──────── Exercise material ────────

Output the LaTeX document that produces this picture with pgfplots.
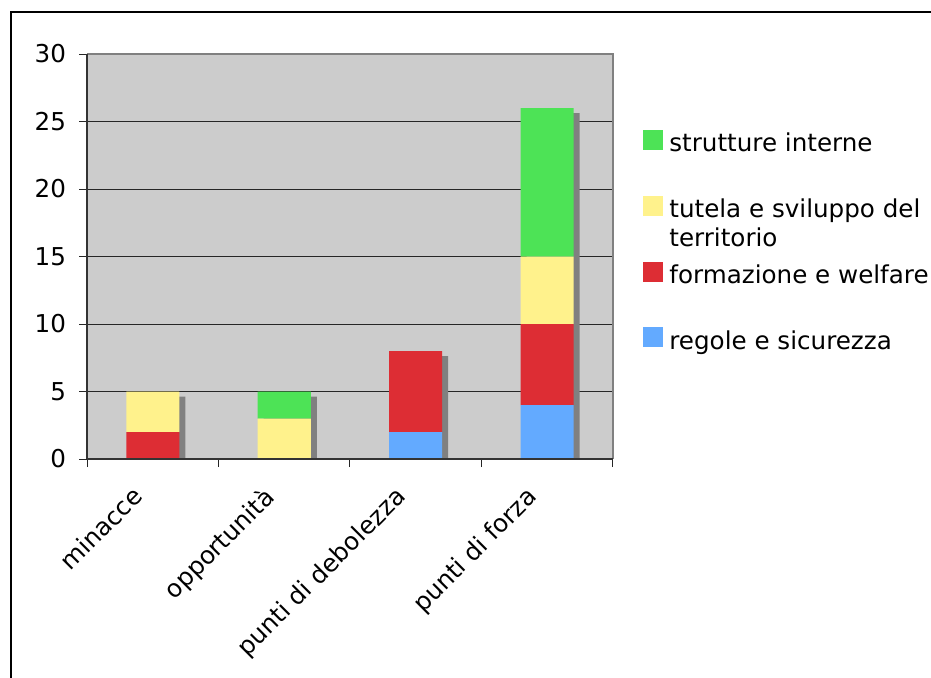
\documentclass[border=0pt]{standalone}
\usepackage{fontspec}
\setmainfont{DejaVu Sans}
\usepackage{pgfplots}
\pgfplotsset{compat=1.18}
\definecolor{cgreen}{HTML}{4DE356}
\definecolor{cyellow}{HTML}{FFF28C}
\definecolor{cred}{HTML}{DD2D34}
\definecolor{cblue}{HTML}{63AAFF}
\definecolor{cbg}{HTML}{CCCCCC}
\definecolor{cshadow}{HTML}{808080}
\newcommand{\chfont}{\fontsize{12.3}{14.5}\selectfont}
\begin{document}
\begin{tikzpicture}
\path[use as bounding box] (0,0) rectangle (465.5pt,338.5pt);
\draw[line width=1.1pt] (5.4pt,-20pt) -- (5.4pt,332.6pt) -- (490pt,332.6pt);
\begin{axis}[
  at={(43.5pt,109pt)}, anchor=south west, scale only axis,
  width=263pt, height=202.5pt,
  xmin=-0.5, xmax=3.5, ymin=0, ymax=30,
  axis background/.style={fill=cbg},
  axis line style={draw=none},
  xtick=\empty, ytick={5,10,15,20,25}, yticklabels={},
  major tick length=0pt,
  ymajorgrids, grid style={black!85, line width=0.5pt},
]
\addplot[ybar, bar width=26.5pt, fill=cshadow, draw=none, xshift=3pt, yshift=-2.5pt]
  coordinates {(0,5) (1,5) (2,8) (3,26)};
\end{axis}
\begin{axis}[
  at={(43.5pt,109pt)}, anchor=south west, scale only axis,
  width=263pt, height=202.5pt,
  xmin=-0.5, xmax=3.5, ymin=0, ymax=30,
  ybar stacked, bar width=26.5pt,
  axis line style={draw=none},
  tick pos=left, tick align=outside, major tick length=4pt,
  tick style={black!85, line width=0.5pt},
  xtick={-0.5,0.5,1.5,2.5,3.5}, xticklabels={},
  extra x ticks={0,1,2,3},
  extra x tick labels={minacce,opportunità,punti di debolezza,punti di forza},
  extra x tick style={major tick length=0pt,
    xticklabel style={xshift=-11pt, yshift=-8pt, rotate=45, anchor=north east}},
  ytick={0,5,...,30},
  yticklabel style={/pgf/number format/assume math mode=true, font=\chfont, xshift=-3pt},
  xticklabel style={font=\chfont},
  legend style={draw=none, fill=none, inner sep=0pt, at={(1,1)}, anchor=north west,
    xshift=15pt, yshift=-37.6pt, row sep=19.7pt, column sep=3pt,
    nodes={inner sep=0pt, text depth=0.24em}, cells={anchor=west},
    font=\chfont},
  legend image code/.code={\fill[#1] (0pt,-0.26em) rectangle (10pt,\dimexpr10pt-0.26em\relax);},
  reverse legend,
  after end axis/.code={
    \draw[cshadow, line width=1pt] (rel axis cs:0,1) -- (rel axis cs:1,1) -- (rel axis cs:1,0);
    \draw[black!80, line width=0.6pt] (rel axis cs:0,1) -- (rel axis cs:0,0);
    \draw[black!80, line width=1pt] (rel axis cs:0,0) -- (rel axis cs:1,0);
  },
]
\addplot[fill=cblue, draw=none] coordinates {(0,0) (1,0) (2,2) (3,4)};
\addlegendentry{\raisebox{0pt}[0.76em][0.24em]{regole e sicurezza}}
\addplot[fill=cred, draw=none] coordinates {(0,2) (1,0) (2,6) (3,6)};
\addlegendentry{\raisebox{0pt}[0.76em][0.24em]{formazione e welfare}}
\addplot[fill=cyellow, draw=none] coordinates {(0,3) (1,3) (2,0) (3,5)};
\addlegendentry{\raisebox{0pt}[0.76em][0.24em]{\begin{tabular}[t]{@{}l@{}}tutela e sviluppo del\\territorio\end{tabular}}}
\addplot[fill=cgreen, draw=none] coordinates {(0,0) (1,2) (2,0) (3,11)};
\addlegendentry{\raisebox{0pt}[0.76em][0.24em]{strutture interne}}
\end{axis}
\end{tikzpicture}
\end{document}
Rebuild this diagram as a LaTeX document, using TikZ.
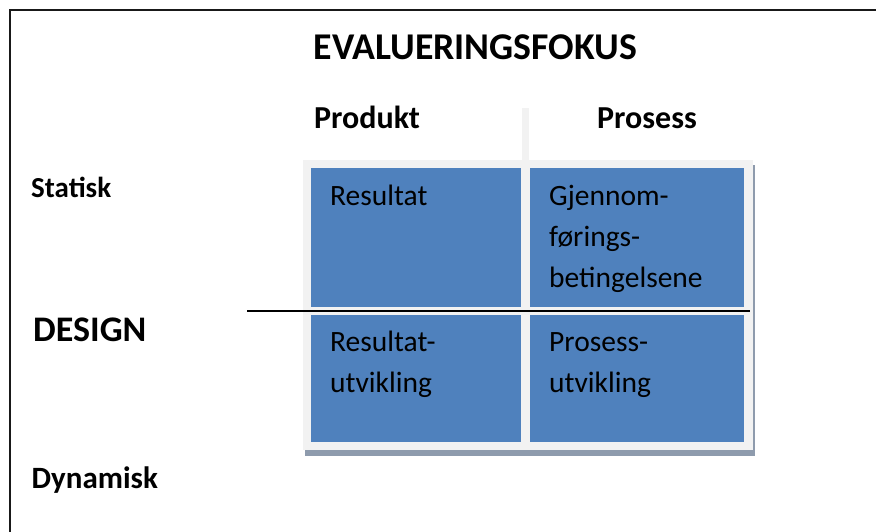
\documentclass[tikz,border=0pt]{standalone}
\usepackage{fontspec}
\setmainfont{Carlito}
\usepackage{tikz}
\usetikzlibrary{positioning}
\definecolor{cellblue}{HTML}{4F81BD}
\definecolor{gridgray}{HTML}{F2F2F2}
\definecolor{shadowgray}{HTML}{8E9BAD}
\tikzset{
	cell/.style={fill=cellblue, draw=none, anchor=north west, inner sep=0pt},
	celltext/.style={anchor=base west, align=left, inner sep=0pt, font=\fontsize{29.5}{41}\selectfont},
	headtext/.style={anchor=base west, inner sep=0pt, font=\bfseries\fontsize{32}{36}\selectfont},
	rowtext/.style={anchor=base west, inner sep=0pt, font=\bfseries\fontsize{#1}{#1}\selectfont},
}

\begin{document}
\begin{tikzpicture}[x=1pt, y=-1pt]
		\useasboundingbox (0,0) rectangle (876,532);
		% Frame
		\draw[line width=2pt, black!90] (10,532) -- (10,10) -- (876,10);

		% Title and column heads
		\node[rowtext=37.8] (fokus) at (313.5,59.5) {EVALUERINGSFOKUS};
		\node[headtext] (produkt) at (314,129) {Produkt};
		\node[headtext] (prosess) at (597,129) {Prosess};

		% Row heads
		\node[rowtext=29] (statisk) at (31,197.7) {Statisk};
		\node[rowtext=36] (design) at (33,341.7) {DESIGN};
		\node[rowtext=31] (dynamisk) at (31.5,488) {Dynamisk};

		% Grid backing with shadow
		\fill[shadowgray] (305,165) rectangle (755,456);
		\fill[gridgray] (303,160) rectangle (753,450);
		\fill[gridgray] (522,108) rectangle (529,160);

		% Cells
		\node[cell, minimum width=210pt, minimum height=139pt] (res) at (311,168) {};
		\node[cell, minimum width=214pt, minimum height=139pt] (gjen) at (530,168) {};
		\node[cell, minimum width=210pt, minimum height=127pt] (resut) at (311,315) {};
		\node[cell, minimum width=214pt, minimum height=127pt] (prosut) at (530,315) {};

		% Cell texts (base = last line)
		\node[celltext] (restxt) at (330,205) {Resultat};
		\node[celltext] (gjentxt) at (549,287) {Gjennom-\\førings-\\betingelsene};
		\node[celltext] (resuttxt) at (330,392.7) {Resultat-\\utvikling};
		\node[celltext] (prosuttxt) at (549,392.7) {Prosess-\\utvikling};

		% Divider
		\draw[line width=1.5pt] (247,311) -- (750,311);
	\end{tikzpicture}
\end{document}
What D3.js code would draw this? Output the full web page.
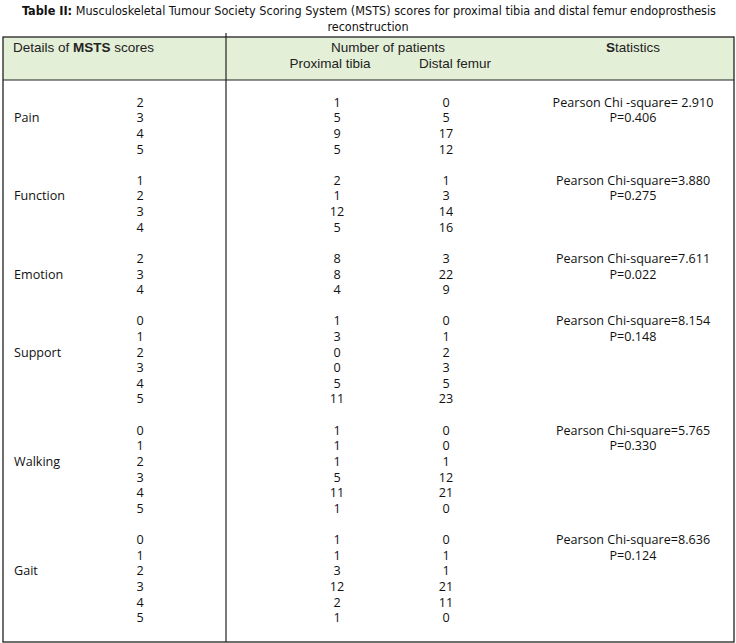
<!DOCTYPE html>
<html>
<head>
<meta charset="utf-8">
<script src="https://cdn.jsdelivr.net/npm/d3@7"></script>
<style>
  body { margin: 0; background: #fff; }
  svg { display: block; }
  .title { font-family: "Liberation Sans Narrow", "DejaVu Sans Condensed", sans-serif; font-size: 12.5px; fill: #111; }
  .head { font-family: "Liberation Sans Narrow", "Liberation Sans", sans-serif; font-size: 13.5px; fill: #222; }
  .cell { font-family: "Open Sans", "Noto Sans", sans-serif; font-size: 12.6px; fill: #111; }
</style>
</head>
<body>
<svg id="chart"></svg>
<script>
const WIDTH = 736;
const HEIGHT = 643;

const categories = ['Pain', 'Function', 'Emotion', 'Support', 'Walking', 'Gait'];
const scores = [[2, 3, 4, 5], [1, 2, 3, 4], [2, 3, 4], [0, 1, 2, 3, 4, 5], [0, 1, 2, 3, 4, 5], [0, 1, 2, 3, 4, 5]];
const proximalTibia = [[1, 5, 9, 5], [2, 1, 12, 5], [8, 8, 4], [1, 3, 0, 0, 5, 11], [1, 1, 1, 5, 11, 1], [1, 1, 3, 12, 2, 1]];
const distalFemur = [[0, 5, 17, 12], [1, 3, 14, 16], [3, 22, 9], [0, 1, 2, 3, 5, 23], [0, 0, 1, 12, 21, 0], [0, 1, 1, 21, 11, 0]];
const chiLabels = ['Pearson Chi -square= 2.910', 'Pearson Chi-square=3.880', 'Pearson Chi-square=7.611',
  'Pearson Chi-square=8.154', 'Pearson Chi-square=5.765', 'Pearson Chi-square=8.636'];
const pValues = ['P=0.406', 'P=0.275', 'P=0.022', 'P=0.148', 'P=0.330', 'P=0.124'];

const BOX = { left: 3, right: 734, top: 37, headBottom: 80, bottom: 642 };
const DIVIDER = 226;
const ROW0 = 106.7;
const ROW_STEP = 15.62;

const $svg = d3.select('#chart').attr('width', WIDTH).attr('height', HEIGHT);

// flatten groups into rows, with one blank row between groups
let rowIndex = 0;
const rows = [];
const groups = categories.map((cat, g) => {
  const start = rowIndex;
  scores[g].forEach((s, i) => {
    rows.push({ group: g, row: rowIndex, score: s, tibia: proximalTibia[g][i], femur: distalFemur[g][i] });
    rowIndex++;
  });
  rowIndex++;
  return { cat, start, n: scores[g].length, chi: chiLabels[g], p: pValues[g] };
});

const scaleY = d3.scaleLinear().domain([0, 1]).range([ROW0, ROW0 + ROW_STEP]);
const scaleX = d3.scaleOrdinal()
  .domain(['label', 'score', 'tibia', 'femur', 'stats'])
  .range([14, 140, 337, 446, 633]);

//TITLE
const title = $svg.append('text').attr('class', 'title')
  .attr('x', 22).attr('y', 15)
  .attr('textLength', 694).attr('lengthAdjust', 'spacingAndGlyphs');
title.append('tspan').attr('font-weight', 'bold').text('Table II:');
title.append('tspan').text(' Musculoskeletal Tumour Society Scoring System (MSTS) scores for proximal tibia and distal femur endoprosthesis');
$svg.append('text').attr('class', 'title')
  .attr('x', WIDTH / 2).attr('y', 31).attr('text-anchor', 'middle')
  .text('reconstruction');

//BOX
$svg.append('rect')
  .attr('x', BOX.left).attr('y', BOX.top)
  .attr('width', BOX.right - BOX.left).attr('height', BOX.headBottom - BOX.top)
  .attr('fill', '#e4efd8');
$svg.append('rect')
  .attr('x', BOX.left).attr('y', BOX.top)
  .attr('width', BOX.right - BOX.left).attr('height', BOX.bottom - BOX.top)
  .attr('fill', 'none').attr('stroke', '#222').attr('stroke-width', 1.3);
$svg.append('line')
  .attr('x1', BOX.left).attr('x2', BOX.right)
  .attr('y1', BOX.headBottom).attr('y2', BOX.headBottom)
  .attr('stroke', '#222').attr('stroke-width', 1.2);
$svg.append('line')
  .attr('x1', DIVIDER).attr('x2', DIVIDER)
  .attr('y1', 33).attr('y2', BOX.bottom)
  .attr('stroke', '#222').attr('stroke-width', 1.2);

//HEADER
const h1 = $svg.append('text').attr('class', 'head').attr('x', 13).attr('y', 52);
h1.append('tspan').text('Details of ');
h1.append('tspan').attr('font-weight', 'bold').text('MSTS');
h1.append('tspan').text(' scores');
$svg.append('text').attr('class', 'head').attr('x', 388).attr('y', 52)
  .attr('text-anchor', 'middle').text('Number of patients');
$svg.append('text').attr('class', 'head').attr('x', 330).attr('y', 68)
  .attr('text-anchor', 'middle').text('Proximal tibia');
$svg.append('text').attr('class', 'head').attr('x', 455).attr('y', 68)
  .attr('text-anchor', 'middle').text('Distal femur');
const h3 = $svg.append('text').attr('class', 'head').attr('x', 633).attr('y', 52)
  .attr('text-anchor', 'middle');
h3.append('tspan').attr('font-weight', 'bold').text('S');
h3.append('tspan').text('tatistics');

//BODY
const $body = $svg.append('g').attr('class', 'body');

$body.selectAll('text.label')
  .data(groups).join('text')
  .attr('class', 'cell label')
  .attr('x', scaleX('label'))
  .attr('y', d => scaleY(d.start + Math.floor((d.n - 1) / 2)))
  .text(d => d.cat);

['score', 'tibia', 'femur'].forEach(col => {
  $body.selectAll(`text.${col}`)
    .data(rows).join('text')
    .attr('class', `cell ${col}`)
    .attr('x', scaleX(col))
    .attr('y', d => scaleY(d.row))
    .attr('text-anchor', 'middle')
    .text(d => d[col]);
});

$body.selectAll('text.chi')
  .data(groups).join('text')
  .attr('class', 'cell chi')
  .attr('x', scaleX('stats'))
  .attr('y', d => scaleY(d.start))
  .attr('text-anchor', 'middle')
  .text(d => d.chi);

$body.selectAll('text.pval')
  .data(groups).join('text')
  .attr('class', 'cell pval')
  .attr('x', scaleX('stats'))
  .attr('y', d => scaleY(d.start + 1))
  .attr('text-anchor', 'middle')
  .text(d => d.p);
</script>
</body>
</html>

────────

(Required task):
Look above for the line with "Rebuild this diagram"; quote it and every line after it, stopping after the line with "(dynamisk) at (31.5,488)", exactly, with nothing added and without pictures.

(Task output):
Rebuild this diagram as a LaTeX document, using TikZ.
\documentclass[tikz,border=0pt]{standalone}
\usepackage{fontspec}
\setmainfont{Carlito}
\usepackage{tikz}
\usetikzlibrary{positioning}
\definecolor{cellblue}{HTML}{4F81BD}
\definecolor{gridgray}{HTML}{F2F2F2}
\definecolor{shadowgray}{HTML}{8E9BAD}
\tikzset{
	cell/.style={fill=cellblue, draw=none, anchor=north west, inner sep=0pt},
	celltext/.style={anchor=base west, align=left, inner sep=0pt, font=\fontsize{29.5}{41}\selectfont},
	headtext/.style={anchor=base west, inner sep=0pt, font=\bfseries\fontsize{32}{36}\selectfont},
	rowtext/.style={anchor=base west, inner sep=0pt, font=\bfseries\fontsize{#1}{#1}\selectfont},
}

\begin{document}
\begin{tikzpicture}[x=1pt, y=-1pt]
		\useasboundingbox (0,0) rectangle (876,532);
		% Frame
		\draw[line width=2pt, black!90] (10,532) -- (10,10) -- (876,10);

		% Title and column heads
		\node[rowtext=37.8] (fokus) at (313.5,59.5) {EVALUERINGSFOKUS};
		\node[headtext] (produkt) at (314,129) {Produkt};
		\node[headtext] (prosess) at (597,129) {Prosess};

		% Row heads
		\node[rowtext=29] (statisk) at (31,197.7) {Statisk};
		\node[rowtext=36] (design) at (33,341.7) {DESIGN};
		\node[rowtext=31] (dynamisk) at (31.5,488) {Dynamisk};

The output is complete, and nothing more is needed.